* CHALLENGE
Exactly the lines from the line holding "Emit a Python" to the line holding "import pandas as pd", both lines included, are to be echoed; pictures are not.

* GIVEN RECORDS
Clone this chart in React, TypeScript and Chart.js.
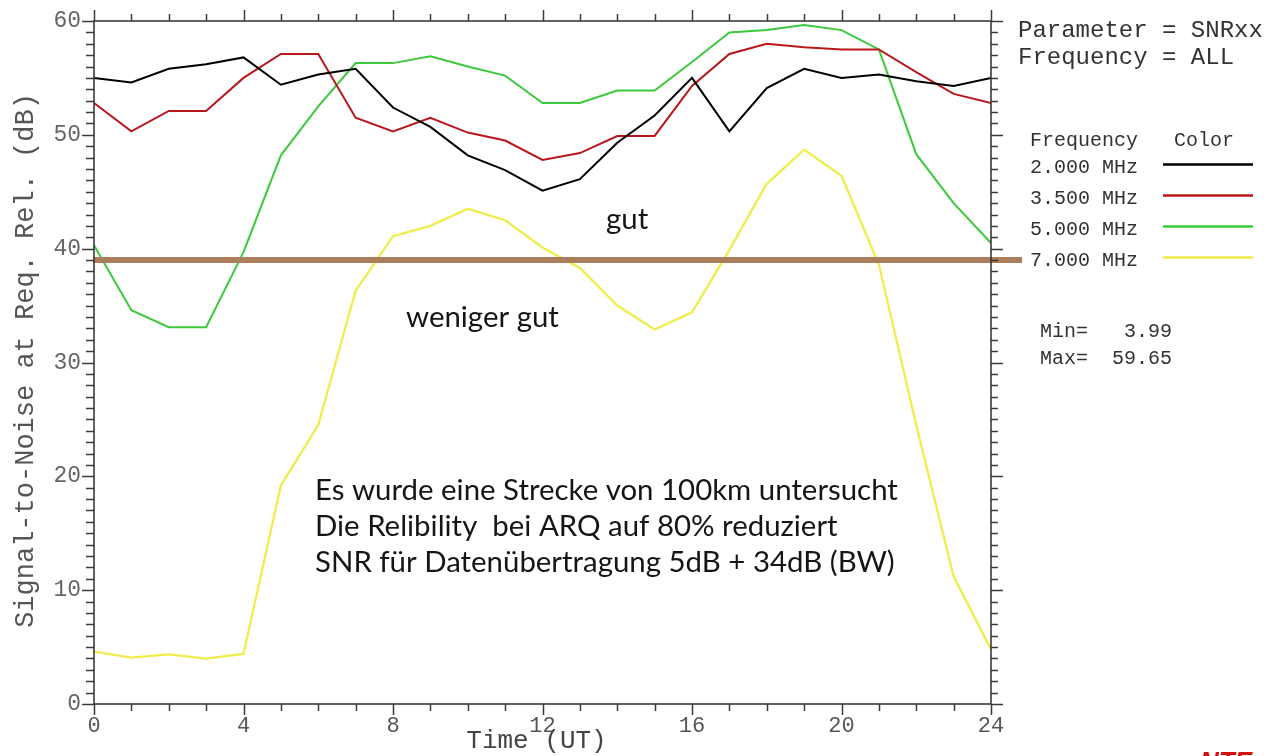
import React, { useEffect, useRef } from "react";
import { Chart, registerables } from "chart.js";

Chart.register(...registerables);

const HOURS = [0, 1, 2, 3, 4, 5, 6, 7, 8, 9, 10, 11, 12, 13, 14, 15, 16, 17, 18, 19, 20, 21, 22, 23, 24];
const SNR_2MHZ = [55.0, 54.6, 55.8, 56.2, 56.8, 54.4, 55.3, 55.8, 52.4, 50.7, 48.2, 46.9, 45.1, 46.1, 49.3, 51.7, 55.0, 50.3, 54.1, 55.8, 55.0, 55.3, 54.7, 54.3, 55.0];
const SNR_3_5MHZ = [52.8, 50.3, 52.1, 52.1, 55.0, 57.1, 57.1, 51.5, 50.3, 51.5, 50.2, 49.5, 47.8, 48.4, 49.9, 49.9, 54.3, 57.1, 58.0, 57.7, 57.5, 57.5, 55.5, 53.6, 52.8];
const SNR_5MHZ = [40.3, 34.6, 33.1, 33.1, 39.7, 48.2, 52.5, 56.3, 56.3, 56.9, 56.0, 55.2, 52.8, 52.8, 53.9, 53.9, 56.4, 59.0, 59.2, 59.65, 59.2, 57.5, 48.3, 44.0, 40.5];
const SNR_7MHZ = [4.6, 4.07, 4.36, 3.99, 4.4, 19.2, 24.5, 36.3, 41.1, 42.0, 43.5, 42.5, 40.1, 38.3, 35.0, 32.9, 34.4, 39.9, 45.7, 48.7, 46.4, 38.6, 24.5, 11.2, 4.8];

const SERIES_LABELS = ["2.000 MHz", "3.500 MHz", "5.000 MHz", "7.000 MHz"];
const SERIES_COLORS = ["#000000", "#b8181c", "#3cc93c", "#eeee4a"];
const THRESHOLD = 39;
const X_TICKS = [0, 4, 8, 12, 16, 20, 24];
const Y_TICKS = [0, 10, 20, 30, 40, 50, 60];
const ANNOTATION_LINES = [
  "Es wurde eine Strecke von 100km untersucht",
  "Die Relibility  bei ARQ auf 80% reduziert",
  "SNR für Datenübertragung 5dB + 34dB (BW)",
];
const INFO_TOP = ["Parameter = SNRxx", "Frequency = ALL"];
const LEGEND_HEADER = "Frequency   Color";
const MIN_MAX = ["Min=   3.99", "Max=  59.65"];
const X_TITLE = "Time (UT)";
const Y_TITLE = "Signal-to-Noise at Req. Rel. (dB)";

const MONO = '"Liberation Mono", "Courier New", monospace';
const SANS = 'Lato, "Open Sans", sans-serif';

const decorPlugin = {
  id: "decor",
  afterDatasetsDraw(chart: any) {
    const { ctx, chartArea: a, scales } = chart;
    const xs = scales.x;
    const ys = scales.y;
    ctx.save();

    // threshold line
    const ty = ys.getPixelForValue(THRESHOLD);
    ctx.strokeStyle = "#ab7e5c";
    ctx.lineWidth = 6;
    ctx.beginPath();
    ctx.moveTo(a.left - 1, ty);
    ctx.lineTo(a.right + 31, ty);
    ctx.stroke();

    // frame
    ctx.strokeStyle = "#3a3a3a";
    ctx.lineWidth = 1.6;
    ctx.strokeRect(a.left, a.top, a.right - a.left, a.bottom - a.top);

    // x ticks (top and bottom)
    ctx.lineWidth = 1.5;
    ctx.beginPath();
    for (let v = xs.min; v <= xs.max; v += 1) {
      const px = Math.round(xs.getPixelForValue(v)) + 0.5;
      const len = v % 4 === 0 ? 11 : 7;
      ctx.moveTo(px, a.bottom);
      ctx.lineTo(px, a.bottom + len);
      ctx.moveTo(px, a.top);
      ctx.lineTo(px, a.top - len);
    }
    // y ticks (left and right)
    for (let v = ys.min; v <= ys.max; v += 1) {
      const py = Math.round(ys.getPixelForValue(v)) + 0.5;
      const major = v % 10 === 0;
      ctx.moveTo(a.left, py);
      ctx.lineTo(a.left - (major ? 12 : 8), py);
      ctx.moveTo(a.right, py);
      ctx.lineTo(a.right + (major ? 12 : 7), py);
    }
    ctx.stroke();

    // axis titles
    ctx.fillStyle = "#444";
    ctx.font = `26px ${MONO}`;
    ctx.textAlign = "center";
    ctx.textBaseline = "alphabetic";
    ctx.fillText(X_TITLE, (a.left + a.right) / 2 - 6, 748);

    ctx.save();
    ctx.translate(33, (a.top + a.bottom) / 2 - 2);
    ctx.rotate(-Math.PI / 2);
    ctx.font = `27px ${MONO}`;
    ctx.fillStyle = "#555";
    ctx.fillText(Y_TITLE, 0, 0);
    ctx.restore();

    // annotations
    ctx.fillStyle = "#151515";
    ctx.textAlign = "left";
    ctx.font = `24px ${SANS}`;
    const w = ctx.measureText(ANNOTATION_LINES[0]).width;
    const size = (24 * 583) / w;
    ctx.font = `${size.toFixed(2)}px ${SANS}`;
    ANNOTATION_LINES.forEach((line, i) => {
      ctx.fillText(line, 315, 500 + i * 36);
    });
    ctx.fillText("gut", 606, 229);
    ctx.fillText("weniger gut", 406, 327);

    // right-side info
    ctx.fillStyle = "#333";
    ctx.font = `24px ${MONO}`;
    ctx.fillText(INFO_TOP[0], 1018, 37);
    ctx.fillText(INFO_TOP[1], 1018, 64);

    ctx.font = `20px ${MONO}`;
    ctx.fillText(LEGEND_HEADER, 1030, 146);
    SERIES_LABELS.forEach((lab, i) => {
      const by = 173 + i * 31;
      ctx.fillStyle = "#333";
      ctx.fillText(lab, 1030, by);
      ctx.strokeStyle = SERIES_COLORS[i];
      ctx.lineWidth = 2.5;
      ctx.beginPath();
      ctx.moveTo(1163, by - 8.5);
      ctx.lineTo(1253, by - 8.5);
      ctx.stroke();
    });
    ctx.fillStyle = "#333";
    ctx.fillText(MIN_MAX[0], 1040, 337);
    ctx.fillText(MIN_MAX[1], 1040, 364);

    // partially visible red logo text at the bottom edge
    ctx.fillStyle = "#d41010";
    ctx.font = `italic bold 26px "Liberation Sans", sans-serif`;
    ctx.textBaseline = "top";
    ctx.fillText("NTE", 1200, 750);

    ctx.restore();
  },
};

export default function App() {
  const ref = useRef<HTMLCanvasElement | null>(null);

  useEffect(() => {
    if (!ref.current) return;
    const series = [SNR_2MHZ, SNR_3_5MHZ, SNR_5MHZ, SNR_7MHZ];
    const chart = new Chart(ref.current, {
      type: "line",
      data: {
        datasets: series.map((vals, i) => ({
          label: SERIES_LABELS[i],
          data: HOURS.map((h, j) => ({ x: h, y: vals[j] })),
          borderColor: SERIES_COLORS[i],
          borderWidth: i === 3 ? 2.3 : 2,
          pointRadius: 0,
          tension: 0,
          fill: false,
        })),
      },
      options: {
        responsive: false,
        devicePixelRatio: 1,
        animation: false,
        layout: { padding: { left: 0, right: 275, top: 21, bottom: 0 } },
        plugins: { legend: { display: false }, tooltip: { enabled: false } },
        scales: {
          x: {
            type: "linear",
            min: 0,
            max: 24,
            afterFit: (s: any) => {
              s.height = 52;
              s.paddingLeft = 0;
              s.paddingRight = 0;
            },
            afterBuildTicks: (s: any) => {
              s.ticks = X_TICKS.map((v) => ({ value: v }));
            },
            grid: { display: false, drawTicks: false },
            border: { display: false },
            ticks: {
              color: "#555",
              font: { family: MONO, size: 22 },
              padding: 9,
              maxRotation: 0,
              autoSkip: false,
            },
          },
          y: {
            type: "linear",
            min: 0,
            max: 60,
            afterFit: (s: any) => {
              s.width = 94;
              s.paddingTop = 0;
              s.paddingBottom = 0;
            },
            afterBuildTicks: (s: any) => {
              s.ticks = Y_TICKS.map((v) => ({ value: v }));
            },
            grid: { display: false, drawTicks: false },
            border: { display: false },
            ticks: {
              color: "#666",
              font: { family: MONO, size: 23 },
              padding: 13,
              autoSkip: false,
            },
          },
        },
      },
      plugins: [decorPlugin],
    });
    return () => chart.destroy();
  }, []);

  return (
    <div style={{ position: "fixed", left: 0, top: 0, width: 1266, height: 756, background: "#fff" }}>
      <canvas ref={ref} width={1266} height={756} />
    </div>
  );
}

---

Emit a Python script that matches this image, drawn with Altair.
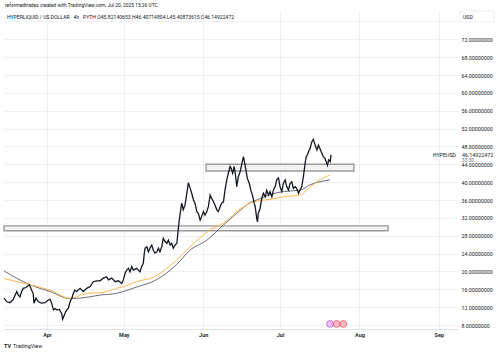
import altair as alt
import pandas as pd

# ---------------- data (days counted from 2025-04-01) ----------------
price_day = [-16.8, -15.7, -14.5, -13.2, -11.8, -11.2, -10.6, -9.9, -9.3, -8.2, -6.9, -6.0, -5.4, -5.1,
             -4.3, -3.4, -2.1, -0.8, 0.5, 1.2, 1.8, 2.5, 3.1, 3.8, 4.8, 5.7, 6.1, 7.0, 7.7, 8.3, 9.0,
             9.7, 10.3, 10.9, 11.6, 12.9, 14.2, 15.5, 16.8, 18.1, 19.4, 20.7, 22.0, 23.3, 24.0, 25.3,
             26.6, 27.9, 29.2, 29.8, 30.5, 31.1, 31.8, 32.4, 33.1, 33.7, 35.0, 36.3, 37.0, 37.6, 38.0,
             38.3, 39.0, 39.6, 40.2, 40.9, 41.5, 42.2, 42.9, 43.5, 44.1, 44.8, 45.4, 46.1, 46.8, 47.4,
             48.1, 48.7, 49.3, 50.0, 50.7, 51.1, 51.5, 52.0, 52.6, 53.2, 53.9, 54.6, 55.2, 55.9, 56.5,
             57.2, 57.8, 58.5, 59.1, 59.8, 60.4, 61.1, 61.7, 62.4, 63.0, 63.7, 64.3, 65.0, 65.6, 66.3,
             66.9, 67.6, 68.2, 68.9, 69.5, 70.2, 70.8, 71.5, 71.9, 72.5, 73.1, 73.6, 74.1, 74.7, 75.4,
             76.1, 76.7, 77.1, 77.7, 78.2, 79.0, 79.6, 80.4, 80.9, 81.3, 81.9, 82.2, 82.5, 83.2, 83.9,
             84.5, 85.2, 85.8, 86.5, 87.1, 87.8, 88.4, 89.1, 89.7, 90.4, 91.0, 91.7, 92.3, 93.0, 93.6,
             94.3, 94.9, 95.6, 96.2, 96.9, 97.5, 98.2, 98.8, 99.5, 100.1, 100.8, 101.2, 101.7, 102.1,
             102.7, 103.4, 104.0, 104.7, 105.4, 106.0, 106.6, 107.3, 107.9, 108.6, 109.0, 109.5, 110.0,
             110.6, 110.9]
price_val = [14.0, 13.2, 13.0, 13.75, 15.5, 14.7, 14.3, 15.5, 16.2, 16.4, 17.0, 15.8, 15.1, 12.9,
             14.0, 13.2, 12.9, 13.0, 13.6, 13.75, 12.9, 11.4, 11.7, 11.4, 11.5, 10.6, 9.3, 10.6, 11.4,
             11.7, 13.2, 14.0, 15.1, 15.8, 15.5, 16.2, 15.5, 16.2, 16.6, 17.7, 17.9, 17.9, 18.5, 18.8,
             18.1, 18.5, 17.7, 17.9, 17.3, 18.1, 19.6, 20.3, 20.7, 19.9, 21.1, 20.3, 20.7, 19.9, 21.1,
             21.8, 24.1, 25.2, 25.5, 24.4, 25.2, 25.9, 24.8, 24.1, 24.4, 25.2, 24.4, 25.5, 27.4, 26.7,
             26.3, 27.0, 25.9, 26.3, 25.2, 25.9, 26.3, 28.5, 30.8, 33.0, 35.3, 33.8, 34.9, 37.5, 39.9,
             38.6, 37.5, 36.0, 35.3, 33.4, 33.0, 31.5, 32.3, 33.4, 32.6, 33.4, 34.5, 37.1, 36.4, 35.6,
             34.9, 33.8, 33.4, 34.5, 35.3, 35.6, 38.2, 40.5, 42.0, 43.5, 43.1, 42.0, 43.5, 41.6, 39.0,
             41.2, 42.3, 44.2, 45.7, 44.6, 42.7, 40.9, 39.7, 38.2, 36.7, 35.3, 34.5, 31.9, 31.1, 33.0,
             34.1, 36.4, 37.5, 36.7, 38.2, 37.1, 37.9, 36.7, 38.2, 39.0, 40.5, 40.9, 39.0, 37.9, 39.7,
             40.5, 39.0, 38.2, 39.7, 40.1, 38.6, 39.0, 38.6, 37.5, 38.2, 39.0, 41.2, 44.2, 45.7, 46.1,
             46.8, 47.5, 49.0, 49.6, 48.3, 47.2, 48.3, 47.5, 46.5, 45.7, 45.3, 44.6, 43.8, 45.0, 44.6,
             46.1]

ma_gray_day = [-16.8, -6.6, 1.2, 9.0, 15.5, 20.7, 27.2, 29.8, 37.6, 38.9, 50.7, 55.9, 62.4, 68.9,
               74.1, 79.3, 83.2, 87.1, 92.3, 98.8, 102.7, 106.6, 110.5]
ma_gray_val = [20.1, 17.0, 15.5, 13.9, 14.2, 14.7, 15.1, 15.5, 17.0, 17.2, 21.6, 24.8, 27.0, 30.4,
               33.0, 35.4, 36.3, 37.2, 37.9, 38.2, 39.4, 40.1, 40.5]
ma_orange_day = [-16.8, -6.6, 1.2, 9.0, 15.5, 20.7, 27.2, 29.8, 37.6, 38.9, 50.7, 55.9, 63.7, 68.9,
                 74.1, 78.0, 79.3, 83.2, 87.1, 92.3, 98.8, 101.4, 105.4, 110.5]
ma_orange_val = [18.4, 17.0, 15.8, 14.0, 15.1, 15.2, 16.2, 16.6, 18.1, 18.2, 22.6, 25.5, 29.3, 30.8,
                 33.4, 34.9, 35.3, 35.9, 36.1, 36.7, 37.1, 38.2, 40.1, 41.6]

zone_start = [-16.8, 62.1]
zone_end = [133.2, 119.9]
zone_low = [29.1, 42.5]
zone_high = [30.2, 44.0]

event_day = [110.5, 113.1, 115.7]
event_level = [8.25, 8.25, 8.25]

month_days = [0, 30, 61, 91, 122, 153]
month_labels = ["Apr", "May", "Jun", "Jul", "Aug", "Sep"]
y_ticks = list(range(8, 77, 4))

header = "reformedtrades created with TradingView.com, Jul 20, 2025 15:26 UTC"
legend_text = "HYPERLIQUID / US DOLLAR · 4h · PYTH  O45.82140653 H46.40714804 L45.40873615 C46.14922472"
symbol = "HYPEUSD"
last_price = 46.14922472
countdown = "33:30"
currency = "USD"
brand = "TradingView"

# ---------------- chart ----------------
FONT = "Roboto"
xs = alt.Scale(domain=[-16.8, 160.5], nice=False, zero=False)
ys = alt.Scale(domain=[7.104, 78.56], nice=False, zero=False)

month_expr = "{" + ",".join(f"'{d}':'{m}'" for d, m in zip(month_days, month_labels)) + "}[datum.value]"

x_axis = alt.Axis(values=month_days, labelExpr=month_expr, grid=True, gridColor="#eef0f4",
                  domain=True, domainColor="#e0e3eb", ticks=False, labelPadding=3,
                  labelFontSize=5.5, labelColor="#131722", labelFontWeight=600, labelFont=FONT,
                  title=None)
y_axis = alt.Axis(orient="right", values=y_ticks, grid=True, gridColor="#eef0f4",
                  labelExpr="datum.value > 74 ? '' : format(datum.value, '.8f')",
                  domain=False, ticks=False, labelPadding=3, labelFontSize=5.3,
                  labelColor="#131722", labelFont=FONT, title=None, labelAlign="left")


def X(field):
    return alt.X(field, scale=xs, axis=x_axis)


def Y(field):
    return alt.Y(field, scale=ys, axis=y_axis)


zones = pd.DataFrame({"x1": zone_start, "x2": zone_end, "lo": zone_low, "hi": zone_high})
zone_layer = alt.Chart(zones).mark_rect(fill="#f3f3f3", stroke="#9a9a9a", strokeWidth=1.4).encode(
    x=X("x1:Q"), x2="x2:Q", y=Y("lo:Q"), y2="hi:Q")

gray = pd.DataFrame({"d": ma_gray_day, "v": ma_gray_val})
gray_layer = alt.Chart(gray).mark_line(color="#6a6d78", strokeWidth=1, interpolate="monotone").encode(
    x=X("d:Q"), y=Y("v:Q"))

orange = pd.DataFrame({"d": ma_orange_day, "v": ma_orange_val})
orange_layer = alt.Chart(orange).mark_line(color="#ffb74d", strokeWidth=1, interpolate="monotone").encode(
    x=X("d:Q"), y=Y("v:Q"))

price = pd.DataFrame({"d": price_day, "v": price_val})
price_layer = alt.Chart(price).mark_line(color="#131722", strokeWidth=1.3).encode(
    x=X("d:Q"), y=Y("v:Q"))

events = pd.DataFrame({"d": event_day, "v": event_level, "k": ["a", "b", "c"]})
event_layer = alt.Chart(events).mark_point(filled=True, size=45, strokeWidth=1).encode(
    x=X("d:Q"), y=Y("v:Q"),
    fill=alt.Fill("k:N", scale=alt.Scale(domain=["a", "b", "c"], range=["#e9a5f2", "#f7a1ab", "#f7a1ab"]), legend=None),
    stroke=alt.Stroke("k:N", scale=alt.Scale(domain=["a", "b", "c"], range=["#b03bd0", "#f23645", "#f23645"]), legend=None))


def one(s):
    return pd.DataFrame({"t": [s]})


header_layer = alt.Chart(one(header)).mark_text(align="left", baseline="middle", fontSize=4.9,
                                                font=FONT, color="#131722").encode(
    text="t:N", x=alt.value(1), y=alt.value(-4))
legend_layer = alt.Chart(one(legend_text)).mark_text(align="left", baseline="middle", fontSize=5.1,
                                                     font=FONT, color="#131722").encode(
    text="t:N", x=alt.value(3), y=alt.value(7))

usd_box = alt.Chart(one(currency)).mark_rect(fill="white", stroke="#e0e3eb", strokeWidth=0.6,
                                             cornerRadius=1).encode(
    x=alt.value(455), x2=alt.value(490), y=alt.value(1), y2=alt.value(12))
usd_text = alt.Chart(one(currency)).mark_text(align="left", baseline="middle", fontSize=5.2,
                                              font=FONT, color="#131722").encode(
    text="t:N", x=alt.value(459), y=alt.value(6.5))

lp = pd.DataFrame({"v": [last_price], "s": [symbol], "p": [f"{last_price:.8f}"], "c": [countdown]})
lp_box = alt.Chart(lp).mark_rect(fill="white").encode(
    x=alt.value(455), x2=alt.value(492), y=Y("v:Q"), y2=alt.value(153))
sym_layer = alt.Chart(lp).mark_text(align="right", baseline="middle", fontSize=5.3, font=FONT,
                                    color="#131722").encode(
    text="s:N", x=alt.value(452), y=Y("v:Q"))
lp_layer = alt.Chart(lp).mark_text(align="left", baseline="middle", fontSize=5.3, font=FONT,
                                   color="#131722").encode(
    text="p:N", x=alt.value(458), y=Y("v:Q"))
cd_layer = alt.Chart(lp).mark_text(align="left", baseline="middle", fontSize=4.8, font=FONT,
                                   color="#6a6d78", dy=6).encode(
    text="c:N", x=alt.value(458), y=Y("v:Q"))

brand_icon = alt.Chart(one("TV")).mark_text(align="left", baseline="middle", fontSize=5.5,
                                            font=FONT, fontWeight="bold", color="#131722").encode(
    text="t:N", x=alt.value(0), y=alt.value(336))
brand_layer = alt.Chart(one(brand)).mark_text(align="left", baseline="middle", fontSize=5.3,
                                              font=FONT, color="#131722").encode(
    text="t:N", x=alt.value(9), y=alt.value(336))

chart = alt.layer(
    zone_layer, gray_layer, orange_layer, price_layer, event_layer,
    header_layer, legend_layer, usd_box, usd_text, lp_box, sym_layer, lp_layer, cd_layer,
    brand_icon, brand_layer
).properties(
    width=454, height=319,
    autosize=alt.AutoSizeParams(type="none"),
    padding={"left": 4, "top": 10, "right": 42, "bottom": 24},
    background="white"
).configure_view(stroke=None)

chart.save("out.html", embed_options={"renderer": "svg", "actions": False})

* FINAL RESULT
Emit a Python script that matches this image, drawn with Altair.
import altair as alt
import pandas as pd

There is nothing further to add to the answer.